**Your task:**
Start at the line that contains "Emit a LaTeX", stop at the line that contains "(0,0) rectangle (17.7,-14.24);", and repeat every line in that span, those two included, with no pictures.

**Records for this task:**
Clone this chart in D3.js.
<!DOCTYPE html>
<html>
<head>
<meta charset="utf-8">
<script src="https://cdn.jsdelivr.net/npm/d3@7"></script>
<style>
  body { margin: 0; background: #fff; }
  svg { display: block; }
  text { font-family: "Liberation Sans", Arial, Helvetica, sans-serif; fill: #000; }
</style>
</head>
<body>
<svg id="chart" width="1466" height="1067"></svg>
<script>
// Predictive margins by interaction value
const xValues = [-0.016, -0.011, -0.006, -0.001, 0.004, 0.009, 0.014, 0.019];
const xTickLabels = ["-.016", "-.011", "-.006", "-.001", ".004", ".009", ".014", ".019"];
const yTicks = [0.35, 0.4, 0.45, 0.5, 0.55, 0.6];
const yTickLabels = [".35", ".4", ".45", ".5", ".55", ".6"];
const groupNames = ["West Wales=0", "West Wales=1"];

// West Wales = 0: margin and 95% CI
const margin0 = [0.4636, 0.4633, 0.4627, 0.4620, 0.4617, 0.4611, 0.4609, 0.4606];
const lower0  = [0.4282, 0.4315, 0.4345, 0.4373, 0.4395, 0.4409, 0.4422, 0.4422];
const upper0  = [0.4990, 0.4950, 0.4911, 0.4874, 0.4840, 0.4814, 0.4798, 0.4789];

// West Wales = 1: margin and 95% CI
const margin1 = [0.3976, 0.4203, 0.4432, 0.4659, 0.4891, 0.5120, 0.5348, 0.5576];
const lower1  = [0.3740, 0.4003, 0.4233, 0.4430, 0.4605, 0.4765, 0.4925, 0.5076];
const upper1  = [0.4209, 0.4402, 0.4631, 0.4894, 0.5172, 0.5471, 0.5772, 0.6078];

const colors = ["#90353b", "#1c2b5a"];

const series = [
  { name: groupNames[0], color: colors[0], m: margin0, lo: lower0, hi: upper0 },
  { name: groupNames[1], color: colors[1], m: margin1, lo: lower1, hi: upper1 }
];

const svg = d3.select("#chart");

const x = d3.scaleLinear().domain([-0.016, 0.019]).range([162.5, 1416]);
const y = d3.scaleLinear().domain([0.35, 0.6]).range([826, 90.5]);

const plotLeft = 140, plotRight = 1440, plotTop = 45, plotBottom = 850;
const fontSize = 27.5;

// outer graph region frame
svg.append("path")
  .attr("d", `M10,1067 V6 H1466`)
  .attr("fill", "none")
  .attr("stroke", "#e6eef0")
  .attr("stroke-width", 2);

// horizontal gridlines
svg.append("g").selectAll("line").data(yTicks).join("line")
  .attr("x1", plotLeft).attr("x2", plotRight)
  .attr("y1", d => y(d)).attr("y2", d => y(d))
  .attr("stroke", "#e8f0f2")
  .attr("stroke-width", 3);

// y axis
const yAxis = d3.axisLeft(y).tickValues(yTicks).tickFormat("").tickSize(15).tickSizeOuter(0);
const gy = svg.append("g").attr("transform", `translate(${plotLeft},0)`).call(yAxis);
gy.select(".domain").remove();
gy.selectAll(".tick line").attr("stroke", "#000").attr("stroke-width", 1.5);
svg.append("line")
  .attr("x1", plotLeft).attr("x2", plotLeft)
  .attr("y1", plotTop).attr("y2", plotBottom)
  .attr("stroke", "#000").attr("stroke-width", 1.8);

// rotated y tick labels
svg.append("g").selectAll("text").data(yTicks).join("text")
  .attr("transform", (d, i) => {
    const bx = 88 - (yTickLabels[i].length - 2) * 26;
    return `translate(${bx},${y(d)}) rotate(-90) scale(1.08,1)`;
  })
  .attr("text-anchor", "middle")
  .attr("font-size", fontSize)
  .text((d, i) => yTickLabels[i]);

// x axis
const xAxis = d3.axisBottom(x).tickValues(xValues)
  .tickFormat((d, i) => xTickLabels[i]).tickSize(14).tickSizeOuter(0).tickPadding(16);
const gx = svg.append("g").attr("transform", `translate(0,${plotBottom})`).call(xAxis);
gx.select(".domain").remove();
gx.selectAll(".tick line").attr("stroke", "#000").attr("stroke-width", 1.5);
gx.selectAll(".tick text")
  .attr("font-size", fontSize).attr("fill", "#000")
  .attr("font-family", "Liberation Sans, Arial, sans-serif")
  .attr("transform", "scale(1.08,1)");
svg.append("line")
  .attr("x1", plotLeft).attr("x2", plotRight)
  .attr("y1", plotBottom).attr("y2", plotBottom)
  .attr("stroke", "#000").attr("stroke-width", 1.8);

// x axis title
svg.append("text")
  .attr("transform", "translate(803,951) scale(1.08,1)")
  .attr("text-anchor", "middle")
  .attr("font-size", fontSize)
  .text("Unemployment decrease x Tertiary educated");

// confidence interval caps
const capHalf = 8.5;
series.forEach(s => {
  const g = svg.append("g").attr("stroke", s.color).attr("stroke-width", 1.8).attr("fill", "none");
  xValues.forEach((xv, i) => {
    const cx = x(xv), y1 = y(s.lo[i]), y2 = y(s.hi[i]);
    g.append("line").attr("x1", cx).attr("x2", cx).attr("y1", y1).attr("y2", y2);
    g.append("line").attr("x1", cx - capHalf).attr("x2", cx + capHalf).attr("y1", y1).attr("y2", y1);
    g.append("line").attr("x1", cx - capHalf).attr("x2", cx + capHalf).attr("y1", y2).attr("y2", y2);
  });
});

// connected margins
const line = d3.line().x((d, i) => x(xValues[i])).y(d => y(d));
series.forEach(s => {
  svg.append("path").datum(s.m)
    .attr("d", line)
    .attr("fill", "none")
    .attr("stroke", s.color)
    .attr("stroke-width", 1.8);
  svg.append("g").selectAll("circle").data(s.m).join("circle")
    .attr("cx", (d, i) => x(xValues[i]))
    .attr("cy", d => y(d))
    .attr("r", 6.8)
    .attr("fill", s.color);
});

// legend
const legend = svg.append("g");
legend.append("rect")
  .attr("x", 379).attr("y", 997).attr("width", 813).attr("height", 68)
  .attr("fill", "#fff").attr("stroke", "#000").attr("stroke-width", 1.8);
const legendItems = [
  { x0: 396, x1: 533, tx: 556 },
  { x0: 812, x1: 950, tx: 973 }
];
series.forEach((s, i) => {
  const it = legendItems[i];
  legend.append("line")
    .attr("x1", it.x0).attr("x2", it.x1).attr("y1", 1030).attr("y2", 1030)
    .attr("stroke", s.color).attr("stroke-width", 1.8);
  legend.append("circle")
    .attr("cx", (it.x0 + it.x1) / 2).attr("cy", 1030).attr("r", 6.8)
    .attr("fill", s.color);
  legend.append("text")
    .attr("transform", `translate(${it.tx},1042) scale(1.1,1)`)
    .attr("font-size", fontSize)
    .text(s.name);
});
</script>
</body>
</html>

...

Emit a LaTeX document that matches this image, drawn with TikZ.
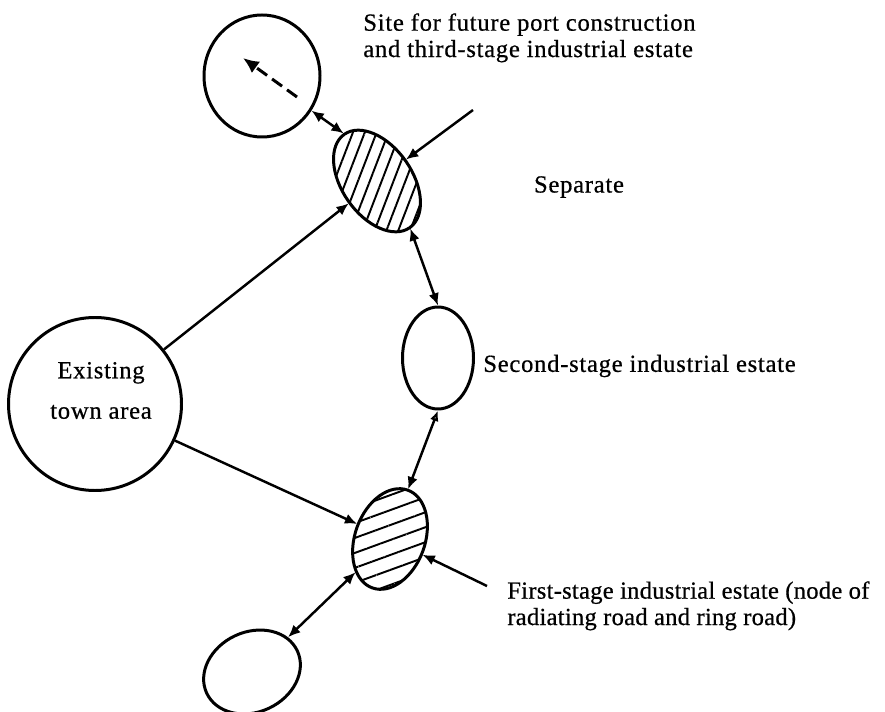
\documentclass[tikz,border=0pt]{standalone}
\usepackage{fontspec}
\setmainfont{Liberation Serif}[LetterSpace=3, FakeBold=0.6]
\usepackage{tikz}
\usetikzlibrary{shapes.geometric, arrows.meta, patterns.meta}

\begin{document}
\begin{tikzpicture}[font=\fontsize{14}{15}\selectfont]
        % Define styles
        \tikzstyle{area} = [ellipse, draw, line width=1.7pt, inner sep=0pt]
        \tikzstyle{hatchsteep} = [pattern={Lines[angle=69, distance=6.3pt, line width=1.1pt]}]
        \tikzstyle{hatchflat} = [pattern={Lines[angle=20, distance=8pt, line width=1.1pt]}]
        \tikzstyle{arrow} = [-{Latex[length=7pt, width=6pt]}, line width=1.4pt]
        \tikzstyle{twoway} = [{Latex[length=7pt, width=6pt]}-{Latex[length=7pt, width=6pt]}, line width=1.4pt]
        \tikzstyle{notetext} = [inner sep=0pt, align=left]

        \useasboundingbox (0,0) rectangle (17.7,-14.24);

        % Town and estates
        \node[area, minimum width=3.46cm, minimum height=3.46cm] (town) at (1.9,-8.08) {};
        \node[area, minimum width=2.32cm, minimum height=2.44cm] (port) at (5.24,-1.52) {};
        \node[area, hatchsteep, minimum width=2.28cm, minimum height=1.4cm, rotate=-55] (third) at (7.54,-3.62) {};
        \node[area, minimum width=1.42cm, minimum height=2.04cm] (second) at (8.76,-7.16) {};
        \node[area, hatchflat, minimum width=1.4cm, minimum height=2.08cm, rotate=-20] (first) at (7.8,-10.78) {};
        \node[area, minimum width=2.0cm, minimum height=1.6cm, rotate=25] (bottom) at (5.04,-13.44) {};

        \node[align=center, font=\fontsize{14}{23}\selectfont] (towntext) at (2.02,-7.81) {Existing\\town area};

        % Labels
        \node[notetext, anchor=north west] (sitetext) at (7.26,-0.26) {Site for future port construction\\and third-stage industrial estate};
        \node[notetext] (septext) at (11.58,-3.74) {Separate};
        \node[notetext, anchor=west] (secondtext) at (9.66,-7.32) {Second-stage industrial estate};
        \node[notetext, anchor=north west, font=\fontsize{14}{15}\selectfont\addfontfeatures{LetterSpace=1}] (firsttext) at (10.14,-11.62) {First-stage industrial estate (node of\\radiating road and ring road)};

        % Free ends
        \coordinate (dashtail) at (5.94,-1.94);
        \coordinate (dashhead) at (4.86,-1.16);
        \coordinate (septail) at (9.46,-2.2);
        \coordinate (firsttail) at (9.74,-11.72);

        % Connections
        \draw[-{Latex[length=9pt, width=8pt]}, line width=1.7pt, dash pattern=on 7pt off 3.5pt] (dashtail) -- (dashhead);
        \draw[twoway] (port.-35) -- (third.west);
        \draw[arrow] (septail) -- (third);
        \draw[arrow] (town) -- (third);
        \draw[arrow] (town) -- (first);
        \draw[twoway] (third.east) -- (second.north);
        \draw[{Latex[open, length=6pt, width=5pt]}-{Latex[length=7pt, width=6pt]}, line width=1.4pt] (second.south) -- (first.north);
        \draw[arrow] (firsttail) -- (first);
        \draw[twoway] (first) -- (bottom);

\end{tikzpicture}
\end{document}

---

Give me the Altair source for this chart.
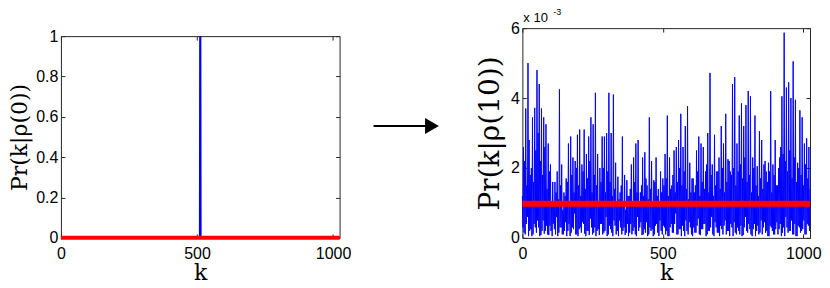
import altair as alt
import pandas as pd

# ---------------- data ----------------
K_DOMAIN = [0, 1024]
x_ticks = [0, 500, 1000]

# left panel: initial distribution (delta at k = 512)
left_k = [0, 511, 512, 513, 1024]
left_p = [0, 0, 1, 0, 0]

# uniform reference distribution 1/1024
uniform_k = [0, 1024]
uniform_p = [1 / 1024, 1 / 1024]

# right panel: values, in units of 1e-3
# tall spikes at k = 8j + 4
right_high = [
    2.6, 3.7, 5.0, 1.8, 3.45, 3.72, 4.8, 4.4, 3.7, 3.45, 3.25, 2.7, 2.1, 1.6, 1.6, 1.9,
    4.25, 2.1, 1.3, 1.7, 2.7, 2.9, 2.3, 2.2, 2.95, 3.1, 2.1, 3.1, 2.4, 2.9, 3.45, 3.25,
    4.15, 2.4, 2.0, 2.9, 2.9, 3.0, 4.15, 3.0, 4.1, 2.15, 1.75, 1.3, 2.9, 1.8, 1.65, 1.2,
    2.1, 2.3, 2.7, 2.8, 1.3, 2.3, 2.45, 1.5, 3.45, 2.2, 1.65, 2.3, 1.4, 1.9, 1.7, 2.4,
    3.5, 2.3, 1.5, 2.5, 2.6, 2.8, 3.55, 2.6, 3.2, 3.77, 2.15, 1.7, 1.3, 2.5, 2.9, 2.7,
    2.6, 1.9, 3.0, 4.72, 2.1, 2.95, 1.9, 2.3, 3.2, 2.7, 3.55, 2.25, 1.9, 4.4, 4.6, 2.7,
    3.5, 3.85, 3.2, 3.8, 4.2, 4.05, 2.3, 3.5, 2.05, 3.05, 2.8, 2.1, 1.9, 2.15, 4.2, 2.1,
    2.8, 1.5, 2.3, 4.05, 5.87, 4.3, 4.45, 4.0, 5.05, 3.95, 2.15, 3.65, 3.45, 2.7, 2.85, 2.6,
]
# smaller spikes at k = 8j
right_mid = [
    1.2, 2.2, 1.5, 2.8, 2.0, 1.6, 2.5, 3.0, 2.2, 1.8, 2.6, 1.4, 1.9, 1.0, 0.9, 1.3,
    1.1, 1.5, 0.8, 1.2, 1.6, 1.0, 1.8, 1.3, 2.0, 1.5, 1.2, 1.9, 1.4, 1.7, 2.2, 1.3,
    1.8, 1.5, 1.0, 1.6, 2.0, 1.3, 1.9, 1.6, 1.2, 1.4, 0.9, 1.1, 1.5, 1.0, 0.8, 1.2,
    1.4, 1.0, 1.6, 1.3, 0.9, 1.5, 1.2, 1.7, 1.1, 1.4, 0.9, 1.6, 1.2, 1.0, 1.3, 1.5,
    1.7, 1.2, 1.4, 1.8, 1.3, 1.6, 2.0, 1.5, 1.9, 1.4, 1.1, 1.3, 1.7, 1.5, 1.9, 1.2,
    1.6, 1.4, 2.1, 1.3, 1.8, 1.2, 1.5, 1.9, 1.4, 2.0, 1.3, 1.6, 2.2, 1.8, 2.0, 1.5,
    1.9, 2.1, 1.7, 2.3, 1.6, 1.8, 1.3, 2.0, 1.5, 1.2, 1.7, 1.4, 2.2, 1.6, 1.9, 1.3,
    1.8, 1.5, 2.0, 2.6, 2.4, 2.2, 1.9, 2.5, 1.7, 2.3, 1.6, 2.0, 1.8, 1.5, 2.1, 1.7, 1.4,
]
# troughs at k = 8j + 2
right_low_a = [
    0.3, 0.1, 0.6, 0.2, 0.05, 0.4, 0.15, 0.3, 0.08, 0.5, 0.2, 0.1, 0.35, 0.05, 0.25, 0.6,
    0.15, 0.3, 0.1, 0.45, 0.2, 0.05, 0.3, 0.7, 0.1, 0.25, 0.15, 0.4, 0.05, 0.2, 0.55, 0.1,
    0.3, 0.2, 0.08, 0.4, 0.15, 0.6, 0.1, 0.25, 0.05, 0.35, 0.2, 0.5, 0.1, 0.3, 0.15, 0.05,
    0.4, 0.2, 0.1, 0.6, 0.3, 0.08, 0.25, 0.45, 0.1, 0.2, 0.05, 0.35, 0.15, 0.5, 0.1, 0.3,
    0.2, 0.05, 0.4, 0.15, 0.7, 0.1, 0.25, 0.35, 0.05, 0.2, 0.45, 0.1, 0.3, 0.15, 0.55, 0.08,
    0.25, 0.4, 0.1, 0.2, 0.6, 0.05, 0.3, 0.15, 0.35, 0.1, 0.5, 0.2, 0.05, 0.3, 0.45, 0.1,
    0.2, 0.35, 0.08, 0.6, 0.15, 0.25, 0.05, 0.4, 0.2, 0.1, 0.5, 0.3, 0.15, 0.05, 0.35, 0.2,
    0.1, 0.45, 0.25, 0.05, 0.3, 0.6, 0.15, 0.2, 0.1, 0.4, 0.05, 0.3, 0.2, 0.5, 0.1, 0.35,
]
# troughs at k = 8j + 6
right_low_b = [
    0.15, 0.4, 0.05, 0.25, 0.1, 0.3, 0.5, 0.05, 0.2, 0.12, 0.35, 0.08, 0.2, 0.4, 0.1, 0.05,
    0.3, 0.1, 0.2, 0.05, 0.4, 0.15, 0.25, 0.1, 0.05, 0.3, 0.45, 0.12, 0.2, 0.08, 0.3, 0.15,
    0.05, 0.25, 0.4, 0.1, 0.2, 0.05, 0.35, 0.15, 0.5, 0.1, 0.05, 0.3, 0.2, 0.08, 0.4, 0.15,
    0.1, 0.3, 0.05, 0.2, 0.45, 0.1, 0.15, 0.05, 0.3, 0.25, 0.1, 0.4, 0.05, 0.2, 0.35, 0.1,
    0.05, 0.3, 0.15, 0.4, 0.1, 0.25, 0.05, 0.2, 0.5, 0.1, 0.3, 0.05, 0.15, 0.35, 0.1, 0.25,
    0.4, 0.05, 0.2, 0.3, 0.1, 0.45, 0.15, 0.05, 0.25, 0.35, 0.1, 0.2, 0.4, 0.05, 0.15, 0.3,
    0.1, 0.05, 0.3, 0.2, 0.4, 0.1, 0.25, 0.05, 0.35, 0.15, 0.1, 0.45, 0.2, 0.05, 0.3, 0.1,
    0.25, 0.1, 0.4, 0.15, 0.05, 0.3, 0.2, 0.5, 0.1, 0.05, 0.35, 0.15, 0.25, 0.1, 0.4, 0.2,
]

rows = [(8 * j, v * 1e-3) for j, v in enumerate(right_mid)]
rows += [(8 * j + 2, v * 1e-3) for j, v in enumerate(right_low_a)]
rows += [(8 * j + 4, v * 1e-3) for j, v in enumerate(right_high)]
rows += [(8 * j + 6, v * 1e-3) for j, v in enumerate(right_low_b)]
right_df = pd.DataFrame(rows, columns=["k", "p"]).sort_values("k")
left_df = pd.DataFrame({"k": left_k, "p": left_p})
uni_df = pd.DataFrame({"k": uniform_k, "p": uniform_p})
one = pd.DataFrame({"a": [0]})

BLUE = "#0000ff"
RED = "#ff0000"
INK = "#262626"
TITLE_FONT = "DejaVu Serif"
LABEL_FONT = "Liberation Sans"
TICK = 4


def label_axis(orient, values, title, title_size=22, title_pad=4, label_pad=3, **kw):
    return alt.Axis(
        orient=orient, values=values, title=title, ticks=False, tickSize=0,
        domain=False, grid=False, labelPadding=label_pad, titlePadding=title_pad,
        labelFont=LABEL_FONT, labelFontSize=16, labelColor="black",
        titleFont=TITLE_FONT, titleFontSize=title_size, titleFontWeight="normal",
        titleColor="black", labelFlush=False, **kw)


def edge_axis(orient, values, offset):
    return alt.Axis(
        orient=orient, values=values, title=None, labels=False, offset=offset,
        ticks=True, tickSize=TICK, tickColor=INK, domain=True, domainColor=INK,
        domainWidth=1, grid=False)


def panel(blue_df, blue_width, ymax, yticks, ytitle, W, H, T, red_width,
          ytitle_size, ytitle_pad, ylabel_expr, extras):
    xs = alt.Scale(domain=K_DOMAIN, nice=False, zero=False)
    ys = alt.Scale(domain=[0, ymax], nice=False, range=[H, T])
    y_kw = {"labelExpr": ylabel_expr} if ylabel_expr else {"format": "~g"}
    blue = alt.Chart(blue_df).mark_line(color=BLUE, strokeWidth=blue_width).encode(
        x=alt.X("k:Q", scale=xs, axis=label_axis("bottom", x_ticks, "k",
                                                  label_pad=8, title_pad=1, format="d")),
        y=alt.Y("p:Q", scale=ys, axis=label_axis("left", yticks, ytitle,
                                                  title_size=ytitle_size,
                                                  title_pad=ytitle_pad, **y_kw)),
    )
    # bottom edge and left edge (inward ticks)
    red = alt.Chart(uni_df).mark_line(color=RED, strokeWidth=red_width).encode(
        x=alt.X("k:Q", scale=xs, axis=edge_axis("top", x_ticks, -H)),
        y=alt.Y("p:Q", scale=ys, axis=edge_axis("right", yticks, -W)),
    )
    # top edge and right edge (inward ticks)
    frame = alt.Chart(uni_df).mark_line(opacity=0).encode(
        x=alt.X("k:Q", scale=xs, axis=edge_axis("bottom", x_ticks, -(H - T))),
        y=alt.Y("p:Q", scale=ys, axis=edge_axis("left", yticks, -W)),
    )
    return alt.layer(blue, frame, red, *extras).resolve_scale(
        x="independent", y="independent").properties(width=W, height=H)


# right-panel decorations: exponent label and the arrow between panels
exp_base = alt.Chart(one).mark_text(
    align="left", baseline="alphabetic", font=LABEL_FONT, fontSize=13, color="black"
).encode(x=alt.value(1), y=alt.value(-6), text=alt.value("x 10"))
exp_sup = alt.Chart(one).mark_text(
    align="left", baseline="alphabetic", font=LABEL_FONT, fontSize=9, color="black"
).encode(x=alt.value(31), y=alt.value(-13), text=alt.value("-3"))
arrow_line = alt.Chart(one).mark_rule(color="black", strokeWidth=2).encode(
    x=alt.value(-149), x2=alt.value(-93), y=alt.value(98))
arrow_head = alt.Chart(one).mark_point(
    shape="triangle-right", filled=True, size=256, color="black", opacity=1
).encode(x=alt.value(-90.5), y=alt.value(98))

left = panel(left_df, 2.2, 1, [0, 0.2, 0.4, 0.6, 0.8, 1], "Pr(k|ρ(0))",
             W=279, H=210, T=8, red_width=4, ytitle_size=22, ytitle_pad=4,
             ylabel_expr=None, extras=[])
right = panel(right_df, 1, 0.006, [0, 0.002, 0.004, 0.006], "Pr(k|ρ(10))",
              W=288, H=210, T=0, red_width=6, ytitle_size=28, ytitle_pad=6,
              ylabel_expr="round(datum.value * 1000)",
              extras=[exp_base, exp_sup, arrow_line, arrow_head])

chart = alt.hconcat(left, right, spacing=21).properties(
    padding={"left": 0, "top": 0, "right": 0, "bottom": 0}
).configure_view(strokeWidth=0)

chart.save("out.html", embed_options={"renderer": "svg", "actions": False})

**Exercise answer:**
Emit a LaTeX document that matches this image, drawn with TikZ.
\documentclass[tikz,border=0pt]{standalone}
\usepackage{fontspec}
\setmainfont{Liberation Serif}[LetterSpace=3, FakeBold=0.6]
\usepackage{tikz}
\usetikzlibrary{shapes.geometric, arrows.meta, patterns.meta}

\begin{document}
\begin{tikzpicture}[font=\fontsize{14}{15}\selectfont]
        % Define styles
        \tikzstyle{area} = [ellipse, draw, line width=1.7pt, inner sep=0pt]
        \tikzstyle{hatchsteep} = [pattern={Lines[angle=69, distance=6.3pt, line width=1.1pt]}]
        \tikzstyle{hatchflat} = [pattern={Lines[angle=20, distance=8pt, line width=1.1pt]}]
        \tikzstyle{arrow} = [-{Latex[length=7pt, width=6pt]}, line width=1.4pt]
        \tikzstyle{twoway} = [{Latex[length=7pt, width=6pt]}-{Latex[length=7pt, width=6pt]}, line width=1.4pt]
        \tikzstyle{notetext} = [inner sep=0pt, align=left]

        \useasboundingbox (0,0) rectangle (17.7,-14.24);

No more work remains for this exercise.